My daughter was a different matter. She’s a mama’s girl, and so as we waited at the entrance to her classroom, she clung to my wife and wouldn’t let go. The tears came and didn’t seem like they would stop. But with a bit of coaxing, and assurances that my wife would return to get her, we got her inside.
On the short ride to the airport, I thought about the kids and how my time away would impact them. My wife told me not to worry, that I needed to concentrate on the trip. But maybe I didn’t want to? Was this crazy? Was I making a mistake? Maybe I should scrap the whole thing.
“Have fun,” she said as I kissed her goodbye at the airport. “Really. Try to enjoy it.”
My airport focus kicked in, and since I’d already checked in and paid for my bag to be checked, I didn’t have much to do before I passed through security. I hustled through the checkpoint, which is conveniently pleasant compared to the morose security theater of the U.S., only to find my flight delayed for 45 minutes.
I downshifted a bit, realized that I wasn’t in a rush. I had no timetable. Everything on the trip was up to me. Each moment was my own.
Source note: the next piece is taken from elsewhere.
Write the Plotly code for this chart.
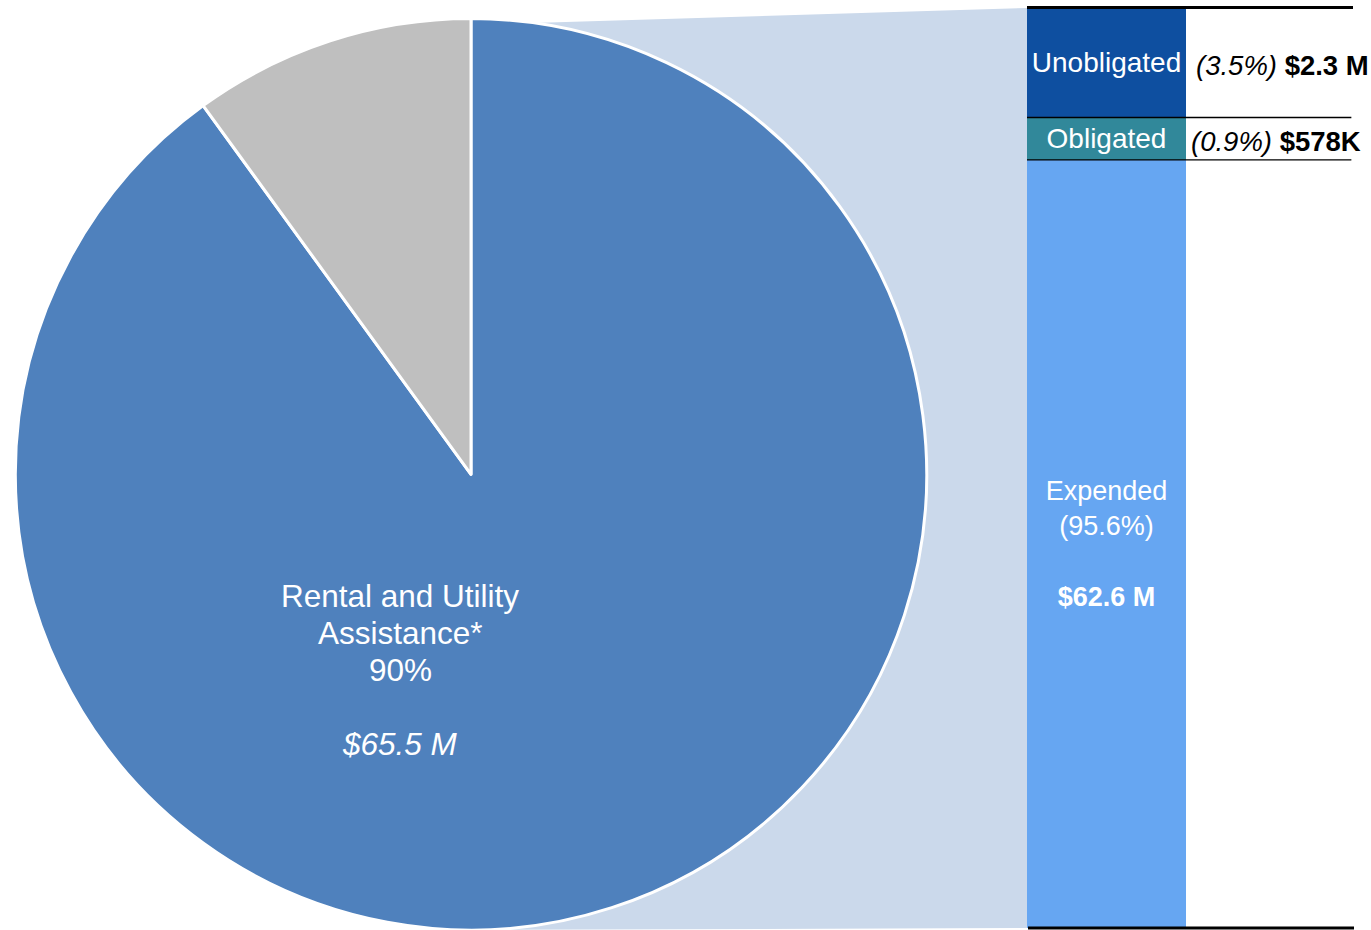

I touched down in Porto Alegre a couple hours later after an uneventful flight. I’d been there a year and a half earlier with my family on our way to Gramado, a city that prides itself on its year-round Christmas celebration. But I didn’t know Porto Alegre particularly well and felt the anxiety rise again, knowing I would soon drive into the unknown.
I’d prepared well for the rental car counter and encountered no problems. A Renault Duster would be my chariot for the following days. Once I’d gotten my bags in, plugged in my cellphone, and programmed my first stop at a distillery, I was off.
The initial route was a series of twists and turns leading toward the highway. Porto Alegre, near the airport, presented a series of crumbling buildings, a commuter rail, and shiny new steel construction. There was an urgency for change, pulling the new from the old.
There were familiar brands housed in unremarkable buildings along the highway: Ford, McDonald’s, Nissan, and even Subway. I couldn’t help but feel the tension between those multi-nationals and the very domestic distilleries I would visit over the coming days, which represented something very essentially Brazilian.
The city receded momentarily as lush green overtook the landscape. I saw mountains in the near distance carving up the sky. But suddenly the urban feel returned. Was I still in Porto Alegre? No, the signs told me, I’d made it all the way to Novo Hamburgo, 47 kilometers away. It was a nice German name for a city that didn’t, from the freeway, remind me much of Germany.
The roads began to narrow as I left Novo Hamburgo. But there was still plenty of traffic as we began our ascent into the mountains. Large tractor trailers belching black smoke began to tailgate me as the highway slipped to four lanes and then to two. They were anxious to get somewhere, and I wasn’t, so I was happy to get out of their way when I could.
Google Maps told me to turn into Ivoti, which announced itself with a welcoming archway. I was close, I realized, to my first stop. Not more than a few kilometers. I was both excited and uncomfortable—I needed to use the bathroom.
At some point during the twists and turns, I found myself on a narrow, two-lane road, and realized that I’d lost my 4G connection and potentially my Google guide. Not exactly what I wanted. For a moment, I worried that I wouldn’t make it, that I’d have to stop for directions, no one would understand me, and my bladder would explode, making for an embarrassing car-rental return.
But then I heard words that melted my stress: you have arrived at your destination.